Polly Esther's/Culture Club,
332 Fifth Ave. N.,
Open 'til 4 a.m. weekends

Say Cheese!
by Adrian Ryan

WALKING INTO POLLY Esther's is like walking into an orgy of barely legal, bell-bottom-clad kids from the suburbs, fornicating in a loud, smoky sauna. In a city that pays so much lip service to despising mass-market mall mentality and eschewing corporate-driven trends, I was shocked to discover the place packed wall to wall. I guess I had greatly underestimated the power of hype.

So what the hell were these people thinking? To open a dance club with an exclusive '70s and '80s retro theme at the tail end of the '90s seems pretty naive. Especially in Seattle where every major club has already dedicated at least one night a week to dredging up disco and/or bubble gum '80s pop for those scant few who can still bear to listen to the crap. Maybe they think Seattle is so far behind the times that a concept successful in New York almost 10 years ago can be pawned off on the yokels of Seattle, who don't know any better. Maybe they have some secret short-term plan to cash in on one final summer of kitschy retro glory before it becomes, once again, a thing of the past.

Polly Esther's is marketed as two distinct clubs. In reality, it is one great big club with two distinct themes. The first, the Culture Club, panders to the 1980s/Flock of Seagulls/Adam Ant crowd, and is topped off with Pac Man machines in the restrooms and a bar dedicated to the curious '80s phenomenon known as "Max Headroom." Polly Esther's proper is the disco, choked with every cheesy artifact ever associated with the 1970s: Brady Bunch memorabilia, lava lamps, Jaws and Star Wars posters, afro-bearing bartenders, a mesmerizing, high-tech "Saturday Night Live" dance floor, and the (supposedly) original Herbie the Love Bug.

The club's cutely-named specialty drinks are numerous and powerful. After downing about four (or six?) of them (my favorite being The Exorcist, a wicked combination of Goldschläger and Rumpleminze), I was almost drunk enough to bear the heat, the crowd, and the music. But thankfully, my instinct to grow up and move on won out, and I managed to push my way through the teeming, sweating crowd to freedom. Whatever their motivation was for opening such a place, I'll take the Vegas odds that Polly Esther's won't be doing the disco this time next year. Gag me with a spoon.

Loving the McDisco
by Wm.

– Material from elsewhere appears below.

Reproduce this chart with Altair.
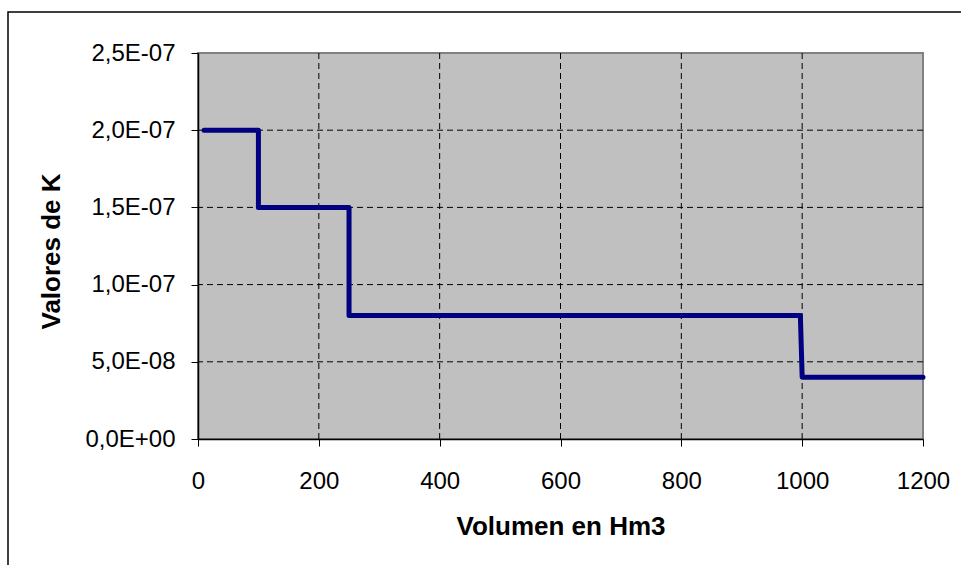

Steven Humphrey

HEY, YOU DON'T HAVE TO TELL ME disco is dead. I helped put a stake in its cold, black heart--BUT! That doesn't mean I took that same stake and stuck it up my ass. I still love fun, and I still love to dance. However, the question begs itself: If Seattle is practically brimming with nightlife, then why isn't there one place we can classify as being so fun, it's a goddam hoot? The club owners aren't to blame for this lack of jubilance, because over the years all the fun in the city has been co-opted and strictly regulated by three distinct social groups: rockers, ravers, and gays.

While all three of these groups contributed immensely to the explosion of fun most Seattleites experienced in the early '90s, in recent years, their fun stock has plummeted. Rockers, who once thrashed frenetically to the grunge giants, now slump with arms folded, glassily staring at bands they would rather die to than dance to. At one time, the streets were literally bursting with exuberance furnished almost solely by the gay community. Now, if one happens to spot a drag queen, she's usually yawning. Likewise, ravers, once considered to be the saviors of the dance scene, are now spinning their wheels in a sand trap of the doldrums.

So the question remains: Where's the fun? Well... that brings us to Polly Esther's. I'll admit it: there's so much about this place you want to hate. It's a "chain" club run by a corporation. It's located in possibly the uncoolest part of the city. And like the evil Steven Spielberg, it delights in manipulating your sense of nostalgia. And oh... that stupid, stupid name. But regardless of all that, there's one undeniable truth: people are having fun there. And not the kind of stand-around-and-look-cool fun, either. This is the kind of liberating, "Woo-hoo, I'm dancing like a jackass, and for once I'm not being judged for it" kind of fun that hasn't been seen around these parts in years.

Even when the more annoying aspects of the club present themselves (exorbitant drink prices, the lack of ventilation, and an asphyxiating fog machine), it's still fun. And as for its corporate status... well, so fucking what? You go to IHOP, don't you? Besides, while first-timers may walk in expecting a slick Miami-style McDance club, surprisingly, it's really kind of a shit-hole, and makes the non-corporate ARO.space look like the Taj Mahal.

Just think of it as a gay club for heterosexual goofballs. A funplex for lushes. A place that is admittedly so horribly out of touch, yet makes perfect sense, because it welcomes those who have felt out of touch for years. Don't go alone, but don't take a fuddy-duddy, either. Take the friends who appreciate roller-skating, wearing funny wigs in public, and those who don't mind getting a little sweaty in the name of fun. And so what if disco's dead? The dead can still dance, can't they?